If Something Happens To You, Do You Have Someone Designated to Make Medical and Non-Medical Decisions?
A power of attorney is a legal document that grants an individual, often a family member, the authority to make financial and/or medical decisions on your behalf, even if you become incapacitated.
Powers of attorney can be complicated. The person who holds power of attorney is called the "Agent" or "Attorney in Fact." People considering appointing an agent to manage their affairs should hire a lawyer who understands powers of attorney, like one of the highly experienced lawyers at Elder Law Lawyers.
Understanding the Circumstances in Which Power of Attorney May Be Necessary
It is most important that individuals choose to have a power of attorney drafted if they have been recently diagnosed with dementia, Alzheimer’s, Parkinson’s, cancer, or some other disease that may require long-term care. Many people consider power of attorney an asset to protect their rights and wishes as they age. Elder Law Lawyers can help you make the right decisions.
Who Should You Choose to Be Your Power of Attorney?
When choosing someone for agency by power of attorney, it is important to first consider who will be responsible for making decisions on your behalf, as well as what decisions they will be permitted to make. You should only grant power of attorney to people you trust. How your power of attorney is drafted can stipulate what kinds of decisions can be made on your behalf. Power of attorney documents are designed to bring peace of mind to individuals who are beginning to consider what will happen to them if they are no longer able to care for themselves or their loved ones. If you become limited through illness, injury, or aging, you can appoint another person to handle your finances and healthcare decisions through a power of attorney.
A "Durable" power of attorney allows the agent to act even if the principal is incapacitated.

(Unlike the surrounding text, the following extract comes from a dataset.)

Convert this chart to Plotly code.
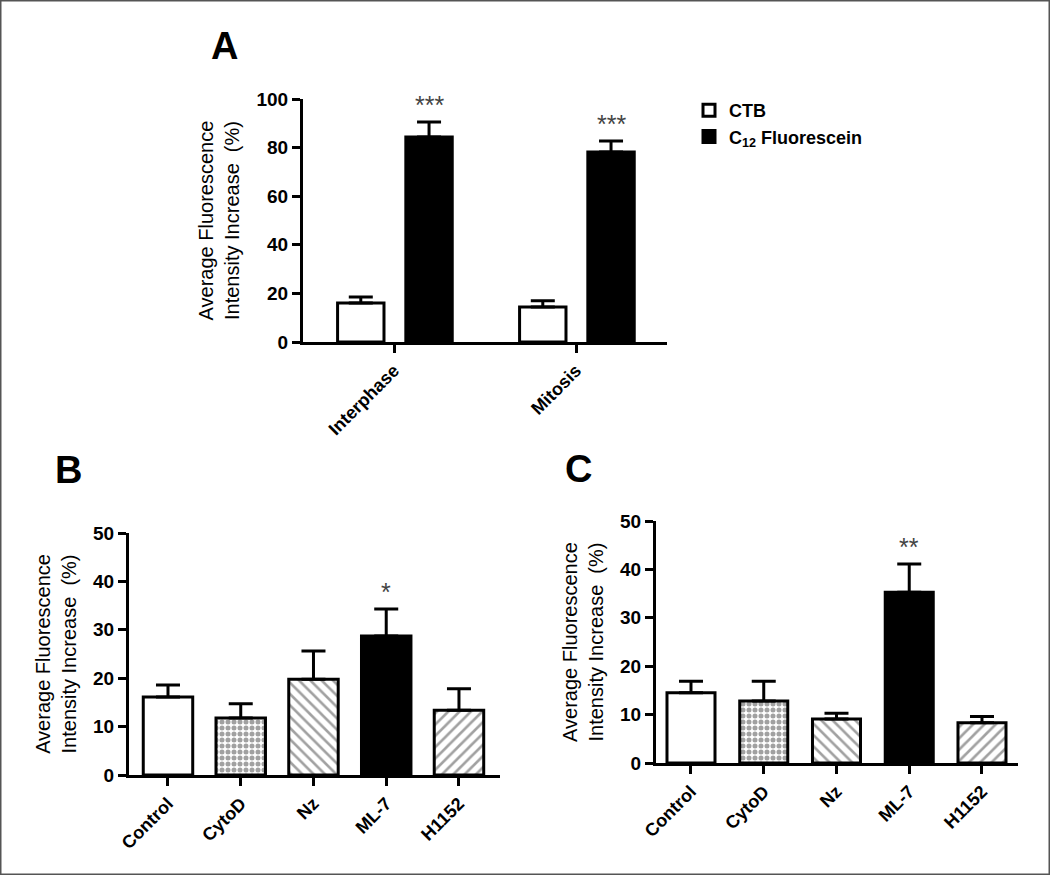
import plotly.graph_objects as go

W, H = 1050, 875

# ---------------- data ----------------
phases = ["Interphase", "Mitosis"]
ctb_mean = [16.0, 14.4]
ctb_err = [2.5, 2.6]
c12_mean = [84.4, 78.2]
c12_err = [6.1, 4.5]
a_stars = ["***", "***"]

treatments = ["Control", "CytoD", "Nz", "ML-7", "H1152"]
b_mean = [16.1, 11.8, 19.8, 28.7, 13.4]
b_err = [2.5, 2.9, 5.8, 5.6, 4.4]
b_stars = ["", "", "", "*", ""]

c_mean = [14.5, 12.8, 9.1, 35.3, 8.3]
c_err = [2.4, 4.1, 1.2, 5.8, 1.3]
c_stars = ["", "", "", "**", ""]

bar_colors = ["white", "white", "white", "black", "white"]
bar_patterns = ["", ".", "\\", "", "/"]
pattern_sizes = [8, 6, 8, 8, 8]
pattern_solidity = [0.3, 0.55, 0.33, 0.3, 0.33]

FONT = "Liberation Sans, Arial, sans-serif"


def px_x(p):
    return p / W


def px_y(p):
    return 1 - p / H


fig = go.Figure()

# Panel A
fig.add_trace(go.Bar(
    x=phases, y=ctb_mean, name="CTB", xaxis="x", yaxis="y",
    width=0.255, offset=-0.31,
    marker=dict(color="white", line=dict(color="black", width=3)),
    error_y=dict(type="data", array=ctb_err, arrayminus=[0, 0], symmetric=False,
                 color="black", thickness=3, width=12),
))
fig.add_trace(go.Bar(
    x=phases, y=c12_mean, name="C<sub>12</sub> Fluorescein", xaxis="x", yaxis="y",
    width=0.255, offset=0.065,
    marker=dict(color="black", line=dict(color="black", width=3)),
    error_y=dict(type="data", array=c12_err, arrayminus=[0, 0], symmetric=False,
                 color="black", thickness=3, width=12),
))

# Panels B and C
for (mean, err, xa, ya, w) in [(b_mean, b_err, "x2", "y2", 0.68), (c_mean, c_err, "x3", "y3", 0.66)]:
    fig.add_trace(go.Bar(
        x=treatments, y=mean, xaxis=xa, yaxis=ya, showlegend=False,
        width=w,
        marker=dict(color=bar_colors, line=dict(color="black", width=3),
                    pattern=dict(shape=bar_patterns, fgcolor="black", bgcolor="white",
                                 size=pattern_sizes, solidity=pattern_solidity,
                                 fillmode="overlay")),
        error_y=dict(type="data", array=err, arrayminus=[0] * len(err), symmetric=False,
                     color="black", thickness=3, width=12),
    ))

ytitle = "Average Fluorescence<br>Intensity Increase  (%)"
axis_common = dict(showline=True, linecolor="black", linewidth=3, ticks="outside",
                   ticklen=8, tickwidth=3, tickcolor="black", showgrid=False,
                   zeroline=False, mirror=False, automargin=False)
tickf = dict(family=FONT, size=19, color="black", weight="bold")
catf = dict(family=FONT, size=18, color="black", weight="bold")
titlef = dict(family=FONT, size=20, color="black")

fig.update_layout(
    template="none",
    width=W, height=H,
    margin=dict(l=0, r=0, t=0, b=0, pad=0, autoexpand=False),
    paper_bgcolor="white", plot_bgcolor="white",
    barmode="overlay",
    xaxis=dict(domain=[px_x(303), px_x(667)], anchor="y", range=[-0.5, 1.5],
               tickangle=-45, tickfont=catf, **axis_common),
    yaxis=dict(domain=[px_y(342), px_y(99)], anchor="x", range=[0, 100], dtick=20,
               tickfont=tickf, title=dict(text=ytitle, font=titlef, standoff=12),
               **axis_common),
    xaxis2=dict(domain=[px_x(129), px_x(500)], anchor="y2", range=[-0.536, 4.564],
                tickangle=-45, tickfont=catf, **axis_common),
    yaxis2=dict(domain=[px_y(775), px_y(533)], anchor="x2", range=[0, 50], dtick=10,
                tickfont=tickf, title=dict(text=ytitle, font=titlef, standoff=12),
                **axis_common),
    xaxis3=dict(domain=[px_x(656), px_x(1018)], anchor="y3", range=[-0.481, 4.495],
                tickangle=-45, tickfont=catf, **axis_common),
    yaxis3=dict(domain=[px_y(763), px_y(521)], anchor="x3", range=[0, 50], dtick=10,
                tickfont=tickf, title=dict(text=ytitle, font=titlef, standoff=12),
                **axis_common),
    legend=dict(x=px_x(689), y=px_y(92), xanchor="left", yanchor="top",
                font=dict(family=FONT, size=18, color="black", weight="bold"),
                bgcolor="rgba(0,0,0,0)", borderwidth=0, tracegroupgap=4),
    shapes=[dict(type="rect", xref="paper", yref="paper", x0=0, y0=0, x1=1, y1=1,
                 line=dict(color="#555555", width=3))],
)

ann = []
# panel letters
for letter, cx, cy in [("A", 224, 46), ("B", 68, 470), ("C", 578, 469)]:
    ann.append(dict(text=letter, x=px_x(cx), y=px_y(cy), xref="paper", yref="paper",
                    showarrow=False, xanchor="center", yanchor="middle",
                    font=dict(family=FONT, size=38, color="black", weight="bold")))

starf = dict(family=FONT, size=25, color="#444444")
for i, s in enumerate(a_stars):
    if s:
        ann.append(dict(text=s, x=i + 0.065 + 0.1275, y=c12_mean[i] + c12_err[i], xref="x", yref="y",
                        showarrow=False, yanchor="bottom", yshift=1, font=starf))
for stars, mean, err, xr, yr in [(b_stars, b_mean, b_err, "x2", "y2"), (c_stars, c_mean, c_err, "x3", "y3")]:
    for i, s in enumerate(stars):
        if s:
            ann.append(dict(text=s, x=treatments[i], y=mean[i] + err[i], xref=xr, yref=yr,
                            showarrow=False, yanchor="bottom", yshift=1, font=starf))

fig.update_layout(annotations=ann)

fig.write_html("out.html", config={"displayModeBar": False},
               post_script="document.body.style.margin='0';")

There are Different Power of Attorney Agreements:
- Durable Healthcare Power of Attorney
- Durable General Power of Attorney
- Limited or Special Power of Attorney
When it comes to a power of attorney, contact the experienced lawyers at Elder Law Lawyers to be of assistance to you.
What Can My Power of Attorney Do?
An agent can only do what the specific provisions of the documents say the agent can do. A power of attorney can cover a wide variety of things, mainly dealing with property and finances. A person can give another person or loved one the authority to act on their behalf in regards to any of the following types of transactions without giving up control.
These Transactions Can Include:
- Real property transactions
- Tangible personal property transactions
- Stock and bond transactions
- Commodity & option transactions
- Banking transactions
- Insurance & annuity transactions
- Estate transactions
- Personal & family matters
- Benefits from Social Security, Medicare, Medicaid, or other government programs
- Tax matters
Powers of attorney can serve the same objectives as advanced directives or living wills, often called medical power of attorneys. Often referred to as contingency documents, POAs can be term-limited or good until revoked. Making alterations or creating a new POA is as simple as destroying the document and creating a new one, preferably with the assistance of a qualified attorney at Elder Law Lawyers.
Unlike guardianship, a power of attorney creates a permissive relationship between the person granting the power and a person receiving the authority to act as an agent. One of the most important aspects of a power of attorney is that the principal can revoke it. Some people confuse a power of attorney with a guardianship. On the other hand, a guardianship is court-appointed and involves some or all of the person’s rights and responsibility given to the guardian.